Wednesday, 8 February 2012

The Joys of Iloprost

Up to this year, I hadn't ever been on medication, the odd course of antibiotics being the most and only three or four times at that, as far as I can remember. Sometimes I would succumb to the odd paracetamol, so to suddenly find myself on a cocktail diuretics and digoxin for heart failure and warfarin to prevent blood clotting (a PH side effect) was a bit of a shock at first. Managing all these drugs, when to take them, repeating prescriptions and going for blood tests felt a bit of a task in the first few months, on top of feeling ill. Eventually, I managed to get them on a repeat prescription from the pharmacy and bought a NHS prescription prepayment certificate, all made life a little easier.

Instead of going to the local hospital for my blood tests and having a three hour wait, I eventually came under the care of my Doctor's Surgery and could have my blood tests done for my INR checks by a nurse there. I was lucky the Warfarin Nurse is a real gem and took a great deal of interest in my condition as I was one of her few patients who had to be on warfarin indefinitely. She used to tell me I was her most interesting case! Because I was on warfarin, I was given a yellow card to carry with me at all times: warfarin is a blood thinning drug and too much can cause internal bleeding and too little would mean I would be susceptible to blood clots in my pulmonary vessels. If anything was to happen to me outside of the house, hopefully someone would find the card. I still have the same nurse each week and sometimes she will bend over backwards to give me a warfarin check: if I have been in hospital or something and can't get to her clinic at my doctor's surgery, she will let me come up to her surgery where she works for the rest of the week and squeeze me in somehow, she is wonderful and I wish she was at our own dotcor's surgery all the time!

Going to the Doctor's Surgery for these checks was an enormous help, parking was horrendous at the local hospital, with building works going on at the time, the parking was a long way from the hospital and I had to walk up an incline to get to the hospital entrance, a real struggle for me in my state, then it used to be so busy, I once waited nearly four hours to get a blood test and then it was the hike back to the car again. It really entailed a whole day out for me, lucky me! All this and I had to pay for the privilege of such a fun day out with the car parking fees, which were always expensive as I had been there that long!  

Fortunately, I had just become accustomed to all the drug regime, when I was prescribed the Iloprost or Ventavis as it is sometimes known. It took three days in hospital to learn and get confident enough to take this drug without the nurses' help. The procedure, once you got quick at it, took about half an hour, which doesn't sound bad if you didn't have to do it every three hours, seven times a day. The drug had to be prepared in sterile conditions, using syringes and vials and then poured carefully into a special nebuliser called an I-Neb, once this was done I needed to sit quietly and inhale it, once finished all had to be cleaned and rinsed in filtered water.
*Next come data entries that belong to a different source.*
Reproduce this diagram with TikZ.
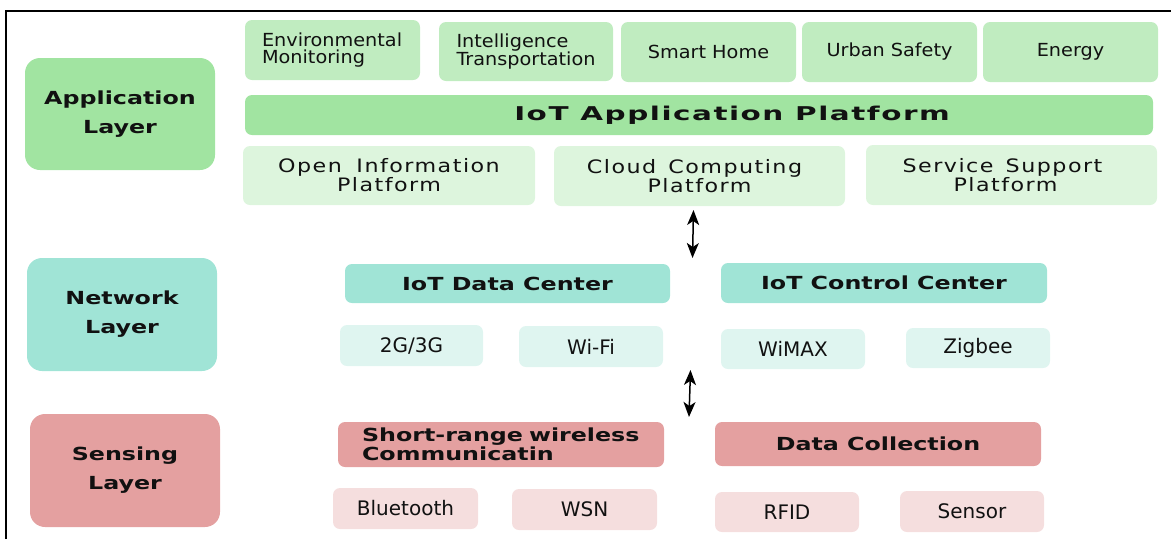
\documentclass[tikz,border=0pt]{standalone}
\usepackage{fontspec}
\setmainfont{DejaVu Sans}
\newfontfamily\regfont{DejaVu Sans}[FakeStretch=1.07]
\newfontfamily\trackfont{DejaVu Sans}[FakeStretch=1.2,LetterSpace=8]
\newfontfamily\wbold{DejaVu Sans}[FakeStretch=1.32]
\newfontfamily\wtitle{DejaVu Sans}[FakeStretch=1.55,LetterSpace=8]
\newcommand\wsp{~\hspace{6pt}}
\usetikzlibrary{arrows.meta}
\definecolor{txt}{HTML}{111111}
\definecolor{appL}{HTML}{A1E4A1}
\definecolor{appM}{HTML}{C0ECC0}
\definecolor{appS}{HTML}{DDF5DD}
\definecolor{netL}{HTML}{A0E4D6}
\definecolor{netS}{HTML}{DFF5F0}
\definecolor{senL}{HTML}{E4A0A0}
\definecolor{senS}{HTML}{F5DEDE}
\tikzset{
  base/.style={inner sep=0pt, align=center, text=txt},
  layerbox/.style={base, rounded corners=15pt, minimum width=190pt, minimum height=113pt,
    font=\wbold\bfseries\fontsize{18}{29}\selectfont},
  smallbox/.style={base, rounded corners=7pt},
  appitem/.style={smallbox, fill=appM, font=\regfont\fontsize{18}{16.5}\selectfont},
  platbox/.style={smallbox, fill=appS, font=\trackfont\fontsize{18.5}{16.5}\selectfont},
  headbox/.style={smallbox, font=\wbold\bfseries\fontsize{18}{17}\selectfont},
  leafbox/.style={smallbox, font=\fontsize{20}{20}\selectfont},
  link/.style={line width=1.5pt, black, {Stealth[length=15pt,width=12pt,inset=4pt]}-{Stealth[length=15pt,width=12pt,inset=4pt]}}
}
\begin{document}
\begin{tikzpicture}[x=1pt,y=-1pt]
\useasboundingbox (0,0) rectangle (1171,539);
% frame
\draw[line width=2pt, black] (6,539) -- (6,10.5) -- (1171,10.5);
% layer boxes
\node[layerbox, fill=appL, minimum height=112pt] (appLayer) at (120,114) {Application\\Layer};
\node[layerbox, fill=netL] (netLayer) at (122,314.5) {Network\\Layer};
\node[layerbox, fill=senL] (senLayer) at (125,470.5) {Sensing\\Layer};
% application items
\node[appitem, minimum height=60pt, text width=141pt, inner xsep=17pt, align=left] (env) at (332.5,50) {Environmental\\Monitoring};
\node[appitem, minimum height=59pt, text width=139pt, inner xsep=17.5pt, align=left] (intel) at (526,51.5) {Intelligence\\Transportation};
\node[appitem, minimum width=175pt, minimum height=60pt] (smart) at (708.5,52) {Smart Home};
\node[appitem, minimum width=175pt, minimum height=60pt] (urban) at (889.5,52) {Urban Safety};
\node[appitem, minimum width=175pt, minimum height=60pt] (energy) at (1070.5,52) {Energy};
\node[smallbox, fill=appL, minimum width=908pt, minimum height=40pt, font=\wtitle\bfseries\fontsize{19}{19}\selectfont] (platform) at (699,115) {\hspace*{66pt}IoT Application Platform};
\node[platbox, minimum width=292pt, minimum height=59pt] (open) at (389,175.5) {Open\wsp Information\\Platform};
\node[platbox, minimum width=291pt, minimum height=60pt, text width=271pt, inner xsep=10pt] (cloud) at (699.5,176) {\hspace*{-10pt}Cloud\wsp Computing\\Platform};
\node[platbox, minimum width=291pt, minimum height=60pt, text width=271pt, inner xsep=10pt] (service) at (1011.5,175) {\hspace*{-18pt}Service\wsp Support\\\hspace*{-12pt}Platform};
% network items
\node[headbox, fill=netL, minimum width=325pt, minimum height=39pt] (datacenter) at (507.5,283.5) {IoT Data Center};
\node[headbox, fill=netL, minimum width=326pt, minimum height=40pt] (control) at (884,283) {IoT Control Center};
\node[leafbox, fill=netS, minimum width=143pt, minimum height=41pt] (g23) at (411.5,345.5) {2G/3G};
\node[leafbox, fill=netS, minimum width=144pt, minimum height=41pt] (wifi) at (591,346.5) {Wi-Fi};
\node[leafbox, fill=netS, minimum width=144pt, minimum height=40pt] (wimax) at (793,349) {WiMAX};
\node[leafbox, fill=netS, minimum width=144pt, minimum height=40pt] (zigbee) at (978,348) {Zigbee};
% sensing items
\node[headbox, fill=senL, minimum height=45pt, text width=278pt, inner xsep=24pt, align=left] (short) at (501,444.5) {Short-range wireless\\Communicatin};
\node[headbox, fill=senL, minimum width=326pt, minimum height=44pt] (datacoll) at (878,444) {Data Collection};
\node[leafbox, fill=senS, minimum width=145pt, minimum height=41pt] (bt) at (405.5,508.5) {Bluetooth};
\node[leafbox, fill=senS, minimum width=145pt, minimum height=41pt] (wsn) at (584.5,509.5) {WSN};
\node[leafbox, fill=senS, minimum width=144pt, minimum height=40pt] (rfid) at (787,512) {RFID};
\node[leafbox, fill=senS, minimum width=144pt, minimum height=41pt] (sensor) at (972,511.5) {Sensor};
% arrows
\coordinate (a1top) at (693.5,210);
\coordinate (a1bot) at (692.5,258);
\coordinate (a2top) at (690.5,370);
\coordinate (a2bot) at (689,417);
\draw[link] (a1top) -- (a1bot);
\draw[link] (a2top) -- (a2bot);
\end{tikzpicture}
\end{document}
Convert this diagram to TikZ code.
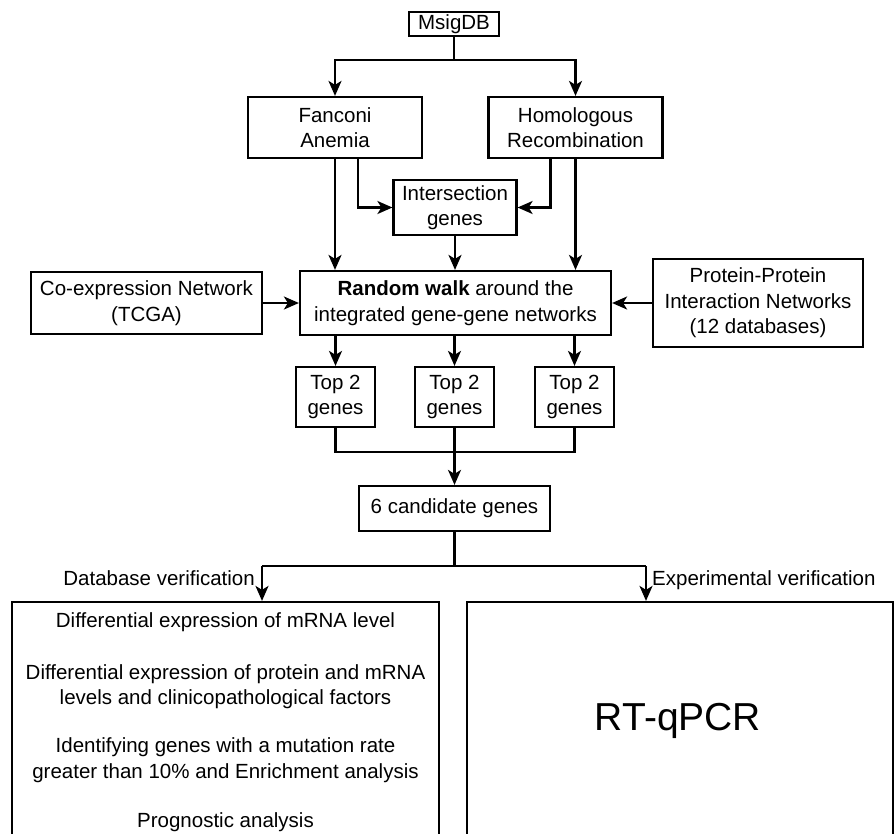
\documentclass[tikz,border=0pt]{standalone}
\usepackage{fontspec}
\setmainfont{Liberation Sans}
\usetikzlibrary{arrows.meta}
\tikzset{
  box/.style={draw, line width=2.2pt, inner sep=0pt, align=center, rectangle,
    font=\fontsize{20.5}{25.5}\selectfont},
  arr/.style={line width=2.2pt, -{Stealth[length=15pt,width=13pt,inset=4pt]}},
  ln/.style={line width=2.2pt},
  txt/.style={inner sep=0pt, font=\fontsize{20.5}{25.5}\selectfont}
}
\begin{document}
\begin{tikzpicture}[x=1pt,y=-1pt]
\useasboundingbox (0,0) rectangle (896,833);
\clip (0,0) rectangle (896,833);
\fill[white] (0,0) rectangle (896,833);
% boxes
\node[box, minimum width=90pt, minimum height=24pt] (msig) at (454,24) {MsigDB};
\node[box, minimum width=174pt, minimum height=61pt] (fa) at (335,127.5) {Fanconi\\Anemia};
\node[box, minimum width=174pt, minimum height=61pt] (hr) at (575.5,127.5) {Homologous\\Recombination};
\node[box, minimum width=123pt, minimum height=55pt] (inter) at (455,207.5) {Intersection\\genes};
\node[box, minimum width=231pt, minimum height=62pt] (coex) at (146.5,303) {Co-expression Network\\(TCGA)};
\node[box, minimum width=311pt, minimum height=64pt] (rw) at (455.5,303) {\textbf{Random walk} around the\\integrated gene-gene networks};
\node[box, minimum width=210pt, minimum height=88pt] (ppi) at (758,303) {Protein-Protein\\Interaction Networks\\(12 databases)};
\node[box, minimum width=79pt, minimum height=60pt] (t1) at (335.5,397) {Top 2\\genes};
\node[box, minimum width=79pt, minimum height=60pt] (t2) at (454.5,397) {Top 2\\genes};
\node[box, minimum width=79pt, minimum height=60pt] (t3) at (574.5,397) {Top 2\\genes};
\node[box, minimum width=191pt, minimum height=45pt] (cand) at (454.5,508.5) {6 candidate genes};
\node[box, minimum width=427pt, minimum height=260pt] (dbox) at (225.5,732) {};
\node[box, minimum width=426pt, minimum height=260pt] (ebox) at (680,732) {};
% texts in the verification boxes
\node[txt, anchor=base] (d1) at (225.5,627) {Differential expression of mRNA level};
\node[txt, anchor=base] (d2) at (225.5,679) {Differential expression of protein and mRNA};
\node[txt, anchor=base] (d3) at (225.5,704) {levels and clinicopathological factors};
\node[txt, anchor=base] (d4) at (225.5,752) {Identifying genes with a mutation rate};
\node[txt, anchor=base] (d5) at (225.5,778) {greater than 10\% and Enrichment analysis};
\node[txt, anchor=base] (d6) at (225.5,827) {Prognostic analysis};
\node[inner sep=0pt, anchor=base, font=\fontsize{39}{45}\selectfont] (rt) at (678,730) {RT-qPCR};
% labels
\node[txt, anchor=base east] (ldb) at (255,585) {Database verification};
\node[txt, anchor=base west] (lex) at (652,585) {Experimental verification};
% connectors
\coordinate (s1) at (454,60);
\draw[ln] (msig.south) -- (s1);
\draw[arr] (s1) -| (fa.north);
\draw[arr] (s1) -| (hr.north);
\draw[arr] (fa.south) -- (fa.south |- rw.north);
\draw[arr] (hr.south) -- (hr.south |- rw.north);
\draw[arr] ([xshift=23pt]fa.south) |- (inter.west);
\draw[arr] ([xshift=-25pt]hr.south) |- (inter.east);
\draw[arr] (inter.south) -- (inter.south |- rw.north);
\draw[arr] (coex.east) -- (rw.west);
\draw[arr] (ppi.west) -- (rw.east);
\draw[arr] (t1.north |- rw.south) -- (t1.north);
\draw[arr] (t2.north |- rw.south) -- (t2.north);
\draw[arr] (t3.north |- rw.south) -- (t3.north);
\coordinate (m1) at (454.5,452);
\draw[ln] (t1.south) |- (m1);
\draw[ln] (t3.south) |- (m1);
\draw[ln] (t2.south) -- (m1);
\draw[arr] (m1) -- (cand.north);
\coordinate (m2) at (454.5,566);
\coordinate (bl) at (262,566);
\coordinate (br) at (646,566);
\draw[ln] (cand.south) -- (m2);
\draw[ln] (bl) -- (br);
\draw[arr] (bl) -- (bl |- dbox.north);
\draw[arr] (br) -- (br |- ebox.north);
\end{tikzpicture}
\end{document}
It was a gruelling process starting at six in the morning and finishing at midnight. As I took it and the weeks went on, I began to get completely exhausted, I felt I was clock watching all the time in readiness for the next dose and it was difficult to go out for too long as I needed to start the next procedure two and a half hours after I had just done one to allow for it to be ready within the three hour time limit. Sometimes I made it up in the car on a tray to enable me stay out longer. It used to make me go bright red in the face, once I had inhaled it and sometimes made me feel a little nauseous. It could have really got me down, but I stayed positive and felt determined to give this a good try, after all it should be really helping me, keeping my symptoms at bay and halting progress of this dreadful PH and I would do anything and put up with anything to slow its progress down.

Unfortunately, my symptoms seemed to be getting worse and worse, fainting carried on, as usual it was random and out of the blue and a lot of the time I looked really well. It all came to a head again, after we had had friends round one evening for dinner. On going to bed afterwards, Rob and I had commented on how we had felt nearly back to normal for once after a relaxed evening: life had felt nothing near what it used to be since my diagnosis: we both wake up with pulmonary hypertension; we both go to sleep with pulmonary hypertension. Rob had a bad cough at this time and in the night had gone downstairs so he wouldn't disturb me. I got up to go to the loo and when I returned and got back in bed, I really didn't feel right, I blacked out,  when I came round, it didn't seem to be the same as usual, my arms and legs were waving around and although I had regained conciousness, I felt as though I was still struggling. I screamed out for help somehow and Rob came running upstairs in a panic and helped me come back round again. He immediately rang the PH centre, who contacted the consultant straight away although it was the middle of the night. They advised me that although I seemed fine again once I had come round to go to A&E for a check.

I don't like to say, having experienced the best of the NHS and now depending on the NHS for my life, but this was not a particularly pleasant visit to hospital and it eventually led me to being admitted back onto Duchess Ward at Papworth once again.